Have you eaten caviar lately?

HAVE YOU EATEN CAVIAR LATELY? 1993

HAVE YOU EATEN CAVIAR LATELY?
1993, Acrylic on canvas, 50x54″

Having returned to Moscow after many years (of absence), I saw the Pushkin Monument facing a McDonald’s and large Coca-Cola Sign.
A. Kosolapov

In order to become object of consumption, the object must become a sign.
Jean Baudrillard

The downfall of communism caused Russia to lose its ideology and, consequently, its representation via signs and symbols. The stream of Western (mainly American) consumerism-based iconography rushed into the ensuing emptiness. Russia proved defenseless against such an invasion.

The project “Have you eaten caviar lately?” is devoted to this issue.

We are witnessing a battle of signs as well a constant change in their meaning. Furthermore, the sign becomes dominant in relation to what it designates via process of incorporating all meanings. One could say that the history of all societies has been the history of struggle for representation. The strategy of representation is a strategy of control. The act of consumption is a disciplinary act. The creation of consumption-based relationships means creating a new form of social control.

The project “Have you eaten caviar lately?” is an attempt to expose and interpret the elements of this premise in connection to today’s Russia.

The project has been created to ironically oppose American “iconagraphy”.

  1. The project “Caviar” imitates the strategy of introducing a product as a sign.
  2. The project “Caviar” imitates the strategy of consumerist content.
  3. The project “Caviar” is an attempt to suggest a new sign-based discourse for a new post communist Russia.

The creator of the project was building upon Warhol’s concept of American consumerism.

Warhol explains the creation of American democratic tradition via the principles of consumption.

“What great about this country is that America started the tradition where the richest consumer buy essentially the same things as the poorest. A Coke is Coke and no amount of money can get you a better Coke then the one the bum on the corner is drinking. All the Cokes are the same and all the Coke are good. Liz Taylor knows it, and you know it.”

Here Coca-Cola is a cheap beverage consumed by everyone, whether rich or poor. In the act of consumption we become: a) equal; b) united. As per Warhol, this is the basis of the American tradition.

Elsewhere in relation to McDonald’s (he writes): “The most beautiful thing is McDonald’s. There is no McDonald’s in Moscow, so there is nothing beautiful there”. Warhol is a romantic herald of American consumerism who links the ideas of beauty end equality to consumption. Interestingly, consumption gains the status of supreme form of social value.

The project “Caviar” is clearly ironic in respect to Warhol’s “romantic notion”. The consumption of caviar cannot be basis for a democratic tradition but rather of an authoritarian one (caviar is expensive; the destitute do not eat caviar, but the president does).
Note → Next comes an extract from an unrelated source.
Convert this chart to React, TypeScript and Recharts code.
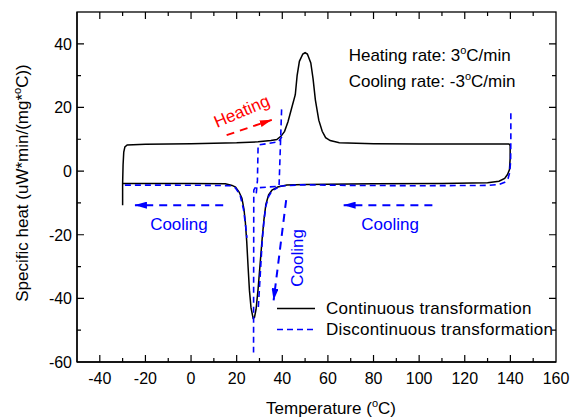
import React from "react";
import {
  LineChart,
  Line,
  XAxis,
  YAxis,
  ReferenceLine,
  ReferenceDot,
  Legend,
} from "recharts";

const FONT = "'Liberation Sans', Arial, sans-serif";

const X_MAJOR = [-40, -20, 0, 20, 40, 60, 80, 100, 120, 140, 160];
const X_MINOR = [-30, -10, 10, 30, 50, 70, 90, 110, 130, 150];
const Y_MAJOR = [-60, -40, -20, 0, 20, 40];
const Y_MINOR = [-50, -30, -10, 10, 30];

// continuous transformation: heating up to 140, then cooling back to -30
const continuousLoop: [number, number][] = [
  [-30, -10.7], [-30, -4], [-29.8, 2], [-29.5, 6], [-29, 7.6], [-28, 8.2],
  [-20, 8.4], [0, 8.6], [20, 8.9], [29.4, 9.2], [35, 9.6], [37.6, 9.9],
  [39.5, 11], [41, 12.5], [42.5, 15.5], [44, 19.5], [45.7, 24], [46.5, 30],
  [47.5, 34.5], [49, 36.8], [50, 37.2], [51, 36.8], [52.5, 34], [53.5, 29],
  [54.5, 22.4], [56, 16], [57.5, 12.5], [59, 10.5], [61, 9.6], [65, 8.9],
  [80, 8.6], [100, 8.5], [120, 8.5], [139.4, 8.5], [139.9, 8], [139.9, 4],
  [139.6, 0.5], [138.8, -1], [137.5, -2.3], [135, -3.2], [130, -3.7],
  [110, -3.9], [80, -4], [50, -4.2], [42, -4.4], [38, -5], [35.5, -6],
  [34, -7.5], [32.8, -10.5], [32, -15], [31.2, -21], [30.3, -29], [29.4, -37],
  [28.5, -43.5], [27.8, -46], [27.2, -46.2], [26.3, -43], [25.6, -37.5],
  [25, -30], [24.4, -22], [23.8, -16], [23.2, -12], [22.3, -8.5], [21, -6.5],
  [19.5, -5], [18, -4.5], [15, -4], [0, -3.9], [-29.8, -3.8],
];

// discontinuous transformation, drawn as its separate pieces
const discCooling: [number, number][] = [
  [140.2, 18.2], [140.2, 10], [140.1, 3], [139.7, -0.5], [139, -2.3],
  [137.5, -3.5], [135, -4.2], [130, -4.5], [100, -4.6], [70, -4.5],
  [48, -4.3], [40, -4.7], [34, -5], [28, -5.3], [27.5, -6], [27.4, -57],
];
const discLeft: [number, number][] = [
  [-29, -4.4], [-10, -4.4], [10, -4.5], [17, -4.6], [19.5, -5.3],
  [21.5, -7.5], [23, -12], [23.9, -17], [24.5, -21],
];
const discDipRight: [number, number][] = [
  [29.5, -42.7], [30.3, -33], [31.2, -22], [32, -15.5], [32.8, -11],
  [34, -8], [35.5, -6.2], [38, -5.2],
];
const discStep: [number, number][] = [
  [28.6, -7], [29.1, -3], [29.4, 8.2], [33, 8.6], [38.4, 9.2], [39.8, 10.8],
];
const discDrop: [number, number][] = [
  [39.7, 19.4], [38.6, -4.4],
];

const toPts = (a: [number, number][]) => a.map(([x, y]) => ({ x, y }));

// plot box (from chart margins / axis sizes below) and its data extent
const PLOT = { left: 77, top: 12, right: 556, bottom: 362 };
const XDOM = [-50, 160];
const YDOM = [-60, 50];
const px = (v: number) => PLOT.left + ((v - XDOM[0]) / (XDOM[1] - XDOM[0])) * (PLOT.right - PLOT.left);
const py = (v: number) => PLOT.bottom - ((v - YDOM[0]) / (YDOM[1] - YDOM[0])) * (PLOT.bottom - PLOT.top);

function BottomTick(props: any) {
  const { x, y, payload } = props;
  if (!X_MAJOR.includes(payload.value)) return <g />;
  return (
    <text x={x} y={y + 22} textAnchor="middle" fontSize={16} fontFamily={FONT} fill="#000">
      {payload.value}
    </text>
  );
}

function LeftTick(props: any) {
  const { x, y, payload } = props;
  if (!Y_MAJOR.includes(payload.value)) return <g />;
  return (
    <text x={x - 5} y={y + 6} textAnchor="end" fontSize={16} fontFamily={FONT} fill="#000">
      {payload.value}
    </text>
  );
}

// full frame with inward major/minor ticks on all four sides
function Frame() {
  const xs = [...X_MAJOR, ...X_MINOR].filter((v) => v > XDOM[0] && v < XDOM[1]);
  const ys = [...Y_MAJOR, ...Y_MINOR].filter((v) => v > YDOM[0] && v < YDOM[1]);
  const d: string[] = [];
  xs.forEach((v) => {
    const len = X_MAJOR.includes(v) ? 7 : 4;
    const x = px(v);
    d.push(`M${x},${PLOT.bottom}v${-len}`, `M${x},${PLOT.top}v${len}`);
  });
  ys.forEach((v) => {
    const len = Y_MAJOR.includes(v) ? 7 : 4;
    const y = py(v);
    d.push(`M${PLOT.left},${y}h${len}`, `M${PLOT.right},${y}h${-len}`);
  });
  return (
    <g>
      <rect x={PLOT.left} y={PLOT.top} width={PLOT.right - PLOT.left} height={PLOT.bottom - PLOT.top}
        fill="none" stroke="#000" strokeWidth={1.3} />
      <path d={d.join("")} fill="none" stroke="#000" strokeWidth={1.2} />
    </g>
  );
}

const note = (txt: React.ReactNode, color: string, rotate = 0, anchor = "middle", dy = 6) =>
  (p: any) => (
    <text
      x={p.cx}
      y={p.cy}
      dy={dy}
      textAnchor={anchor}
      fontSize={17}
      fontFamily={FONT}
      fill={color}
      transform={rotate ? `rotate(${rotate}, ${p.cx}, ${p.cy})` : undefined}
    >
      {txt}
    </text>
  );

function LegendBox(props: any) {
  const items = (props.payload || []).filter((e: any) => e.type !== "none");
  return (
    <div style={{ fontFamily: FONT, fontSize: 17 }}>
      {items.map((e: any) => (
        <div key={e.value} style={{ display: "flex", alignItems: "center", height: 21 }}>
          <svg width={38} height={21}>
            <line
              x1={0}
              x2={38}
              y1={10.5}
              y2={10.5}
              stroke={e.color}
              strokeWidth={1.5}
              strokeDasharray={e.payload?.strokeDasharray}
            />
          </svg>
          <span style={{ marginLeft: 11, color: "#000", whiteSpace: "nowrap", letterSpacing: 0.25 }}>{e.value}</span>
        </div>
      ))}
    </div>
  );
}

export default function App() {
  const blue = "#0000ff";
  const dash = "6 4";
  return (
    <div style={{ position: "absolute", left: 0, top: 0, width: 571, height: 420, background: "#fff" }}>
      <svg width={0} height={0} style={{ position: "absolute" }}>
        <defs>
          <marker id="arrBlue" viewBox="0 0 12 7" refX={12} refY={3.5} markerWidth={12} markerHeight={7}
            markerUnits="userSpaceOnUse" orient="auto">
            <path d="M0,0 L12,3.5 L0,7 Z" fill={blue} />
          </marker>
          <marker id="arrRed" viewBox="0 0 12 7" refX={12} refY={3.5} markerWidth={12} markerHeight={7}
            markerUnits="userSpaceOnUse" orient="auto">
            <path d="M0,0 L12,3.5 L0,7 Z" fill="#ff0000" />
          </marker>
        </defs>
      </svg>
      <LineChart width={571} height={420} margin={{ top: 12, right: 15, left: 0, bottom: 0 }}>
        <XAxis
          xAxisId="b"
          type="number"
          dataKey="x"
          domain={XDOM}
          allowDataOverflow
          ticks={[...X_MAJOR, ...X_MINOR]}
          interval={0}
          height={58}
          tickSize={0}
          tickMargin={0}
          tickLine={false}
          axisLine={{ stroke: "#000", strokeWidth: 1.3 }}
          tick={<BottomTick />}
          label={{
            content: () => (
              <text x={331} y={414} textAnchor="middle" fontSize={17} fontFamily={FONT} fill="#000">
                Temperature (<tspan dy={-7} fontSize={11}>o</tspan>
                <tspan dy={7}>C)</tspan>
              </text>
            ),
          }}
        />
        <YAxis
          yAxisId="l"
          type="number"
          dataKey="y"
          domain={YDOM}
          allowDataOverflow
          ticks={[...Y_MAJOR, ...Y_MINOR]}
          interval={0}
          width={77}
          tickSize={0}
          tickMargin={0}
          tickLine={false}
          axisLine={{ stroke: "#000", strokeWidth: 1.3 }}
          tick={<LeftTick />}
          label={{
            content: () => (
              <text x={28} y={183} textAnchor="middle" fontSize={17} fontFamily={FONT} fill="#000"
                transform="rotate(-90, 28, 183)">
                Specific heat (uW*min/(mg*<tspan dy={-7} fontSize={11}>o</tspan>
                <tspan dy={7}>C))</tspan>
              </text>
            ),
          }}
        />

        <Line xAxisId="b" yAxisId="l" data={toPts(continuousLoop)} dataKey="y" name="Continuous transformation"
          stroke="#000" strokeWidth={1.5} dot={false} type="linear" isAnimationActive={false} />
        <Line xAxisId="b" yAxisId="l" data={toPts(discCooling)} dataKey="y" name="Discontinuous transformation"
          stroke={blue} strokeWidth={1.6} strokeDasharray={dash} dot={false} type="linear" isAnimationActive={false} />
        <Line xAxisId="b" yAxisId="l" data={toPts(discLeft)} dataKey="y" name="d2" legendType="none"
          stroke={blue} strokeWidth={1.6} strokeDasharray={dash} dot={false} type="linear" isAnimationActive={false} />
        <Line xAxisId="b" yAxisId="l" data={toPts(discDipRight)} dataKey="y" name="d3" legendType="none"
          stroke={blue} strokeWidth={1.6} strokeDasharray={dash} dot={false} type="linear" isAnimationActive={false} />
        <Line xAxisId="b" yAxisId="l" data={toPts(discStep)} dataKey="y" name="d4" legendType="none"
          stroke={blue} strokeWidth={1.6} strokeDasharray={dash} dot={false} type="linear" isAnimationActive={false} />
        <Line xAxisId="b" yAxisId="l" data={toPts(discDrop)} dataKey="y" name="d5" legendType="none"
          stroke={blue} strokeWidth={1.6} strokeDasharray={dash} dot={false} type="linear" isAnimationActive={false} />

        {/* annotation arrows */}
        <ReferenceLine xAxisId="b" yAxisId="l" segment={[{ x: 15.6, y: 11.3 }, { x: 35.4, y: 16.1 }]}
          stroke="#ff0000" strokeWidth={2} strokeDasharray="8 6" markerEnd="url(#arrRed)" />
        <ReferenceLine xAxisId="b" yAxisId="l" segment={[{ x: 14.1, y: -10.7 }, { x: -24.6, y: -10.7 }]}
          stroke={blue} strokeWidth={2} strokeDasharray="8 6" markerEnd="url(#arrBlue)" />
        <ReferenceLine xAxisId="b" yAxisId="l" segment={[{ x: 105.8, y: -10.7 }, { x: 66.9, y: -10.7 }]}
          stroke={blue} strokeWidth={2} strokeDasharray="8 6" markerEnd="url(#arrBlue)" />
        <ReferenceLine xAxisId="b" yAxisId="l" segment={[{ x: 41.7, y: -9.1 }, { x: 36.2, y: -40.6 }]}
          stroke={blue} strokeWidth={2} strokeDasharray="8 6" markerEnd="url(#arrBlue)" />

        {/* frame with inward ticks, drawn in the reference layer */}
        <ReferenceDot xAxisId="b" yAxisId="l" x={55} y={-5} r={0} shape={() => <Frame />} />

        {/* annotation texts */}
        <ReferenceDot xAxisId="b" yAxisId="l" x={22.2} y={18.9} r={0} shape={note("Heating", "#ff0000", -23)} />
        <ReferenceDot xAxisId="b" yAxisId="l" x={-5.3} y={-16.5} r={0} shape={note("Cooling", blue)} />
        <ReferenceDot xAxisId="b" yAxisId="l" x={87.3} y={-16.7} r={0} shape={note("Cooling", blue)} />
        <ReferenceDot xAxisId="b" yAxisId="l" x={46.4} y={-27.3} r={0} shape={note("Cooling", blue, -90)} />
        <ReferenceDot xAxisId="b" yAxisId="l" x={69.1} y={34.5} r={0}
          shape={note(<>Heating rate: 3<tspan dy={-7} fontSize={11}>o</tspan><tspan dy={7}>C/min</tspan></>, "#000", 0, "start", 0)} />
        <ReferenceDot xAxisId="b" yAxisId="l" x={69.1} y={26.5} r={0}
          shape={note(<>Cooling rate: -3<tspan dy={-7} fontSize={11}>o</tspan><tspan dy={7}>C/min</tspan></>, "#000", 0, "start", 0)} />

        <Legend
          layout="vertical"
          align="center"
          verticalAlign="middle"
          content={<LegendBox />}
          wrapperStyle={{ position: "absolute", left: 277, top: 298, width: 290, height: 42 }}
        />
      </LineChart>
    </div>
  );
}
However, whereas Warhol’s concepts of democracy could be related to Protestantism, the project “Caviar” – on the contrary – can be linked to the authoritarian orthodox tradition. Hence the sign of icon and a sign of temple. The installation “Caviar” combine the mystery of temple and the clean design of shapig mall.
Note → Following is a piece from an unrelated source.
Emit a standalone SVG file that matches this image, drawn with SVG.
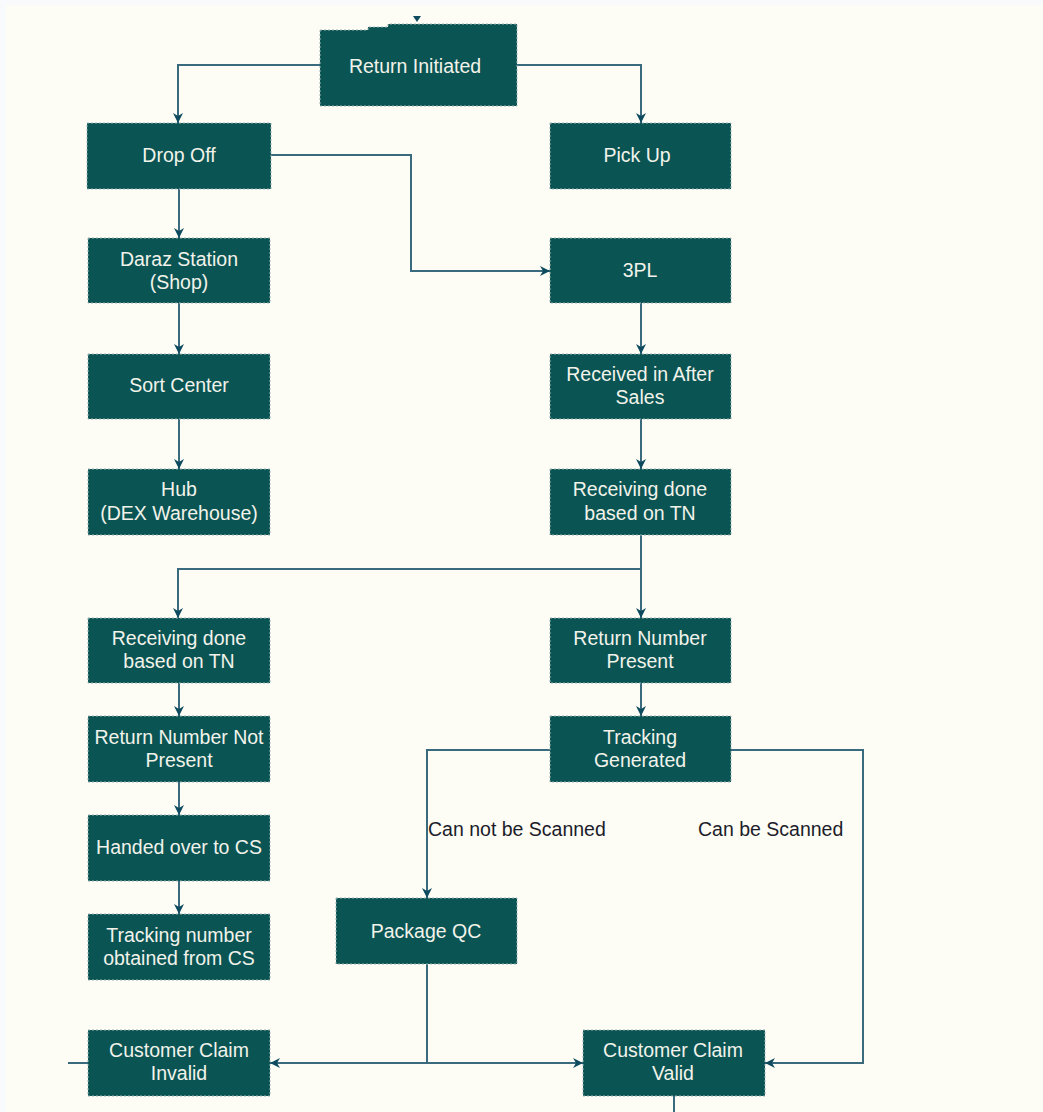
<svg xmlns="http://www.w3.org/2000/svg" width="1043" height="1112" viewBox="0 0 1043 1112">
  <defs>
    <style>
      .node { fill: #0b5454; stroke: #9fb3b3; stroke-width: 1; stroke-dasharray: 2 2; }
      .label { fill: #f1f3ea; font-family: "Liberation Sans", Arial, sans-serif; font-size: 19.5px; text-anchor: middle; dominant-baseline: central; }
      .edge { fill: none; stroke: #3a6a7e; stroke-width: 2; }
      .edge-label { fill: #1c1c2a; font-family: "Liberation Sans", Arial, sans-serif; font-size: 19.5px; dominant-baseline: central; }
    </style>
    <marker id="arrow" viewBox="0 0 10 10" refX="10" refY="5" markerWidth="10" markerHeight="10" markerUnits="userSpaceOnUse" orient="auto">
      <path d="M0,0 L10,5 L0,10 L3,5 Z" fill="#0e4b5e"/>
    </marker>
  </defs>

  <!-- canvas -->
  <rect x="0" y="0" width="1043" height="1112" fill="#f9fafb"/>
  <rect x="6" y="5" width="1037" height="1107" fill="#fdfdf5"/>

  <!-- connectors -->
  <g id="connectors">
    <path class="edge" d="M320,65 H178 V123" marker-end="url(#arrow)"/>
    <path class="edge" d="M517,65 H641 V123" marker-end="url(#arrow)"/>
    <path class="edge" d="M179,189 V238" marker-end="url(#arrow)"/>
    <path class="edge" d="M271,155 H411 V271 H550" marker-end="url(#arrow)"/>
    <path class="edge" d="M179,303 V354" marker-end="url(#arrow)"/>
    <path class="edge" d="M179,419 V469" marker-end="url(#arrow)"/>
    <path class="edge" d="M641,303 V354" marker-end="url(#arrow)"/>
    <path class="edge" d="M641,419 V469" marker-end="url(#arrow)"/>
    <path class="edge" d="M641,535 V618" marker-end="url(#arrow)"/>
    <path class="edge" d="M641,569 H178 V618" marker-end="url(#arrow)"/>
    <path class="edge" d="M179,683 V716" marker-end="url(#arrow)"/>
    <path class="edge" d="M179,782 V815" marker-end="url(#arrow)"/>
    <path class="edge" d="M179,881 V914" marker-end="url(#arrow)"/>
    <path class="edge" d="M641,683 V716" marker-end="url(#arrow)"/>
    <path class="edge" d="M550,750 H427 V898" marker-end="url(#arrow)"/>
    <path class="edge" d="M731,750 H863 V1063 H765" marker-end="url(#arrow)"/>
    <path class="edge" d="M427,964 V1063"/>
    <path class="edge" d="M427,1063 H270" marker-end="url(#arrow)"/>
    <path class="edge" d="M427,1063 H583" marker-end="url(#arrow)"/>
    <path class="edge" d="M68,1063 H88"/>
    <path class="edge" d="M674,1096 V1112"/>
    <path d="M413,16 L421,16 L417,22 Z" fill="#0e4b5e"/>
    <text class="edge-label" x="428" y="829">Can not be Scanned</text>
    <text class="edge-label" x="698" y="829">Can be Scanned</text>
  </g>

  <!-- nodes -->
  <g id="return-initiated">
    <path class="node" d="M320,30 H368 V27 H388 V24 H517 V106 H320 Z"/>
    <text class="label" x="415" y="66">Return Initiated</text>
  </g>
  <g id="drop-off">
    <rect class="node" x="87" y="123" width="184" height="66"/>
    <text class="label" x="179" y="155">Drop Off</text>
  </g>
  <g id="pick-up">
    <rect class="node" x="550" y="123" width="181" height="66"/>
    <text class="label" x="637" y="155">Pick Up</text>
  </g>
  <g id="daraz-station">
    <rect class="node" x="88" y="238" width="182" height="65"/>
    <text class="label" x="179" y="259">Daraz Station</text>
    <text class="label" x="179" y="282">(Shop)</text>
  </g>
  <g id="third-party-logistics">
    <rect class="node" x="550" y="238" width="181" height="65"/>
    <text class="label" x="640" y="270">3PL</text>
  </g>
  <g id="sort-center">
    <rect class="node" x="88" y="354" width="182" height="65"/>
    <text class="label" x="179" y="385">Sort Center</text>
  </g>
  <g id="received-after-sales">
    <rect class="node" x="550" y="354" width="181" height="65"/>
    <text class="label" x="640" y="374">Received in After</text>
    <text class="label" x="640" y="397">Sales</text>
  </g>
  <g id="hub">
    <rect class="node" x="88" y="469" width="182" height="66"/>
    <text class="label" x="179" y="489">Hub</text>
    <text class="label" x="179" y="513">(DEX Warehouse)</text>
  </g>
  <g id="receiving-done-right">
    <rect class="node" x="550" y="469" width="181" height="66"/>
    <text class="label" x="640" y="489">Receiving done</text>
    <text class="label" x="640" y="513">based on TN</text>
  </g>
  <g id="receiving-done-left">
    <rect class="node" x="88" y="618" width="182" height="65"/>
    <text class="label" x="179" y="638">Receiving done</text>
    <text class="label" x="179" y="661">based on TN</text>
  </g>
  <g id="return-number-present">
    <rect class="node" x="550" y="618" width="181" height="65"/>
    <text class="label" x="640" y="638">Return Number</text>
    <text class="label" x="640" y="661">Present</text>
  </g>
  <g id="return-number-not-present">
    <rect class="node" x="88" y="716" width="182" height="66"/>
    <text class="label" x="179" y="737">Return Number Not</text>
    <text class="label" x="179" y="760">Present</text>
  </g>
  <g id="tracking-generated">
    <rect class="node" x="550" y="716" width="181" height="66"/>
    <text class="label" x="640" y="737">Tracking</text>
    <text class="label" x="640" y="760">Generated</text>
  </g>
  <g id="handed-over-cs">
    <rect class="node" x="88" y="815" width="182" height="66"/>
    <text class="label" x="179" y="847">Handed over to CS</text>
  </g>
  <g id="tracking-number-cs">
    <rect class="node" x="88" y="914" width="182" height="66"/>
    <text class="label" x="179" y="935">Tracking number</text>
    <text class="label" x="179" y="958">obtained from CS</text>
  </g>
  <g id="package-qc">
    <rect class="node" x="336" y="898" width="181" height="66"/>
    <text class="label" x="426" y="931">Package QC</text>
  </g>
  <g id="customer-claim-invalid">
    <rect class="node" x="88" y="1030" width="182" height="66"/>
    <text class="label" x="179" y="1050">Customer Claim</text>
    <text class="label" x="179" y="1073">Invalid</text>
  </g>
  <g id="customer-claim-valid">
    <rect class="node" x="583" y="1030" width="182" height="66"/>
    <text class="label" x="673" y="1050">Customer Claim</text>
    <text class="label" x="673" y="1073">Valid</text>
  </g>
</svg>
Whereas Coca-Cola is libido indifferent, the “Caviar” (germ cells) is libido-charged. Hence the libidinal impact of the signs: texture of caviar, caviar pin-up girls,water, bathing suits. It the context of today’s Russia, the project reveals the connection between the revival of Russian national (orthodox) religious symbols (signs) and the strategy of consumption.

The catch-phrase “Have you eaten caviar lately?” imitates catch-phrases of corporate advertising, and is actually a rephrased punch line from a serias of Ford commercials: “Have you driven a Ford lately?”